What exactly went through the head of the Italian Ambassador to Australia a few months later, when he received a letter from the Venice Festival authorities informing him that they were about to send him a Lion of St Mark, is hard to say. But I imagine he sensed an opportunity. Not only was the Venice Festival an important event, this might be a chance to advertise a nobler aspect of Italian life than marijuana growing by Calabrian criminals. Italy as the land of Donatello and Michelangelo, Italy as an arbiter of taste, Italy as the source of much that Western civilization properly held dear. In which case it would be a pity just to wrap the Lion in brown paper and send it off to Sydney. More ceremony was needed—perhaps even a screening of the film. It might be a photo opportunity. There would be food and drink, and the event would be reported in the press. Moreover, clippings and pictures could accompany the report he would send back to head office in Rome.

 

When the Ambassador put this to the Australian Minister responsible for the Institute of Aboriginal Studies, Mr Wentworth may have sensed an opportunity too. There is usually very little to celebrate in the portfolio of Aboriginal Affairs and a bit of favorable publicity was probably welcome. Along with others Mr Wentworth had been one of those instrumental in setting up the Institute. He was therefore grateful that the Venice Festival should have honored one of the Institute’s films, and thought it appropriate that the Ambassador should recognise his own contribution by inviting him to publicly receive the award. He in turn would pass on the Lion of St Mark to the Chairman of the Institute, who would hand it to the Principal, who would put it on the mantelpiece in his office—this being routine procedure for successful government-sponsored film productions at the time.

 

A date was fixed. A hall was hired. The catering was arranged. A copy of the film was made ready for projection—then just as the guest lists were being finalised it was fatefully decided to expand them. Shouldn’t two of the men who appeared in the film be included? Wasn’t the film in a sense really theirs? It would be a treat for them to be brought to Canberra and honored, and it would make the Minister look good too. The Minister consulted the anthropologist, who meditated for a day or so before sending an invitation off to the settlement where they lived. But just when the Minister and the Ambassador were about to complete their arrangements by inviting Canberra’s diplomatic community, certain difficulties were foreseen.

 

It was pointed out by the anthropologist that the ceremony was something Aboriginal women were not allowed to see. Shouldn’t this prohibition apply equally to the Ambassador’s wives? Why should such women be privileged while others were not? Secondly, in Darwin Cecil Holmes had already been making a nuisance of himself because of the publicity these films by an upstart foreign filmmaker were enjoying. If he were now to learn of a screening planned as a political benefit for the Italian Ambassador and Mr Wentworth things might get very ugly indeed. Lastly there was a matter touching anthropology itself. If the old men invited down from Alice Springs were to go back home and report that women had been present at the screening in Canberra, where might this lead? The elders of the tribe might be shocked. Young and promising anthropologists could be banned from working in Aboriginal communities for ever.

 

For one dreadful day it looked as if the show would be called off.
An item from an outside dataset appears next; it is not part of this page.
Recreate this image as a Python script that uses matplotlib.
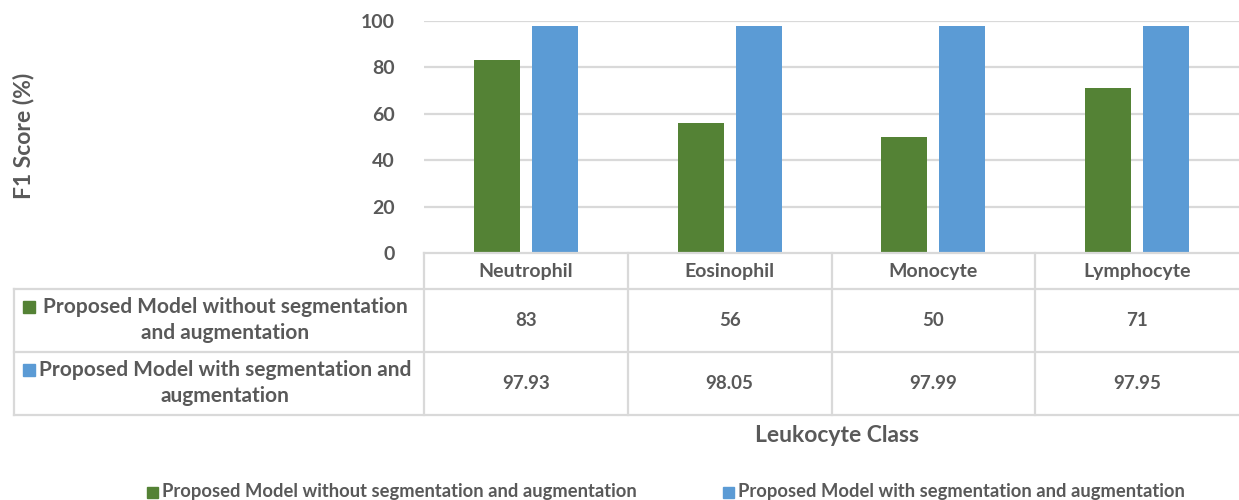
import matplotlib
matplotlib.use("Agg")
import matplotlib.pyplot as plt
from matplotlib.patches import Rectangle
from matplotlib.lines import Line2D

plt.rcParams['font.family'] = ['Lato', 'DejaVu Sans']

categories = ["Neutrophil", "Eosinophil", "Monocyte", "Lymphocyte"]
series_names = ["Proposed Model without segmentation and augmentation",
                "Proposed Model with segmentation and augmentation"]
row_labels = [["Proposed Model without segmentation", "and augmentation"],
              ["Proposed Model with segmentation and", "augmentation"]]
without_seg = [83, 56, 50, 71]
with_seg = [97.93, 98.05, 97.99, 97.95]
value_text = [["83", "56", "50", "71"],
              ["97.93", "98.05", "97.99", "97.95"]]
yticks = [0, 20, 40, 60, 80, 100]
colors = ["#548235", "#5b9bd5"]
text_col = "#595959"
grid_col = "#d9d9d9"

W, H = 1239, 500
fig = plt.figure(figsize=(W / 100, H / 100), dpi=100)

def fx(px):
    return px / W

def fy(py):
    return 1 - py / H

# bar area
x0, x1 = 424, 1239
y_top, y_zero = 21, 253
ax = fig.add_axes([fx(x0), fy(y_zero), fx(x1) - fx(x0), fy(y_top) - fy(y_zero)])
ax.set_xlim(-0.5, len(categories) - 0.5)
ax.set_ylim(0, 100)
for s in ax.spines.values():
    s.set_visible(False)
ax.set_xticks([])
ax.set_yticks(yticks)
ax.set_yticklabels([str(t) for t in yticks])
ax.tick_params(axis='y', length=0, pad=21, labelsize=14, labelcolor=text_col)
for lab in ax.get_yticklabels():
    lab.set_fontweight('bold')
for t in yticks[1:]:
    ax.axhline(t, color=grid_col, lw=1.6, zorder=0)

off = 0.142
bw = 0.226
xs = list(range(len(categories)))
ax.bar([x - off for x in xs], without_seg, width=bw, color=colors[0], zorder=2)
ax.bar([x + off for x in xs], with_seg, width=bw, color=colors[1], zorder=2)

# data table under the bars
tab = fig.add_axes([0, 0, 1, 1])
tab.set_xlim(0, W)
tab.set_ylim(H, 0)
tab.axis('off')

col_w = (x1 - x0) / len(categories)
row_y = [253, 289, 352, 415]
lw = 1.6
tab.add_line(Line2D([x0, x1], [row_y[0]] * 2, color=grid_col, lw=lw))
for yy in row_y[1:]:
    tab.add_line(Line2D([14, x1], [yy] * 2, color=grid_col, lw=lw))
tab.add_line(Line2D([14, 14], [row_y[1], row_y[3]], color=grid_col, lw=lw))
for i in range(len(categories)):
    xv = x0 + i * col_w
    tab.add_line(Line2D([xv, xv], [row_y[0], row_y[3]], color=grid_col, lw=lw))

for i, c in enumerate(categories):
    cx = x0 + (i + 0.5) * col_w
    tab.text(cx, 271, c, ha='center', va='center',
             fontsize=14, fontweight='bold', color=text_col)
    for r in range(2):
        tab.text(cx, (row_y[r + 1] + row_y[r + 2]) / 2, value_text[r][i],
                 ha='center', va='center', fontsize=13.5, fontweight='bold',
                 color=text_col)

for r in range(2):
    y_first = row_y[r + 1] + 18
    y_second = row_y[r + 1] + 44
    tab.text(225, y_first, row_labels[r][0], ha='center', va='center',
             fontsize=15, fontweight='bold', color=text_col)
    tab.text(225, y_second, row_labels[r][1], ha='center', va='center',
             fontsize=15, fontweight='bold', color=text_col)
    tab.add_patch(Rectangle((23, y_first - 6), 12, 12, color=colors[r]))

# axis titles
fig.text(fx(837), fy(435), "Leukocyte Class", ha='center', va='center',
         fontsize=16.5, fontweight='bold', color=text_col)
fig.text(fx(24), fy(136), "F1 Score (%)", ha='center', va='center',
         rotation=90, fontsize=16.5, fontweight='bold', color=text_col)

# legend
leg_x = [147, 723]
for k in range(2):
    tab.add_patch(Rectangle((leg_x[k], 487), 11, 11, color=colors[k]))
    tab.text(leg_x[k] + 15, 492, series_names[k], ha='left', va='center',
             fontsize=13.2, fontweight='bold', color=text_col)

fig.savefig("out.png", dpi=100)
But where there’s a political will there’s a way, and at the last minute a novel solution was found. If the wives of Canberra’s diplomatic community couldn’t see the film—so what? They could be expelled from the auditorium. The main point was to ensure the show went on, and by making only the slightest of changes this could easily be arranged. First Mr Wentworth would give a short speech about the Institute and its achievements. Then the Italian Ambassador would explain the importance of the Venice Festival, the honor of receiving one of its awards, and the cultural significance of Italy. After which the Ambassador would hand the Lion of St Mark to a grateful Minister, and the screening of the film would be announced.

 

But at precisely that point the Minister would dramatically intervene. The film, it would be explained, was of the profoundest religious significance, and in the religion of the Walbiri Aborigines it was considered inappropriate—downright sacriligeous in fact—for women to see the exclusively male rituals it contained. It was with the greatest regret therefore that the Minister, mindful of the religious sensibilities of the Aboriginal people, was obliged to ask all women present to leave the auditorium when the film was shown.

 

And so it came to pass. The reception was a success. The exclusion of the diplomatic wives went smoothly. According to Mr Wentworth (with whom I confirmed these details two weeks before he died) the Prime Minister’s wife was asked to leave, and departed taking the wife of the Ambassador with her. The two elders from the desert were reassured that no women had been allowed into the theatre, and returned home confident their secrets had not been betrayed. Miraculously, all the interests involved had been smoothly reconciled.

 

All save one. For a precedent had now been set. In future the mere photographic simulation of events (the shadows, so to speak, on the walls of Plato’s cave) would be treated as exclusive, closed, secret—as indistinguishable from the events themselves. Hundreds of thousands of federal government dollars had been spent so that a documentary record of an ancient culture should be kept, and knowledge and understanding of that culture could be brought to a wider world. Now that could not take place—indeed, quite the opposite. Along with all similar films made at public expense for educational purposes the award-winning Walbiri Ritual at Ruguri was withdrawn from public view, placed under prohibitive restrictions, and finally deep frozen in a vault for ever. In the ensuing thirty-five years Australia’s journalistic guardians of artistic and cultural freedom would noisily express their outrage when their right to see even the most degrading piece of pornography was challenged, but unless I’m mistaken (which of course is always possible) not a voice has ever been raised against this censorship.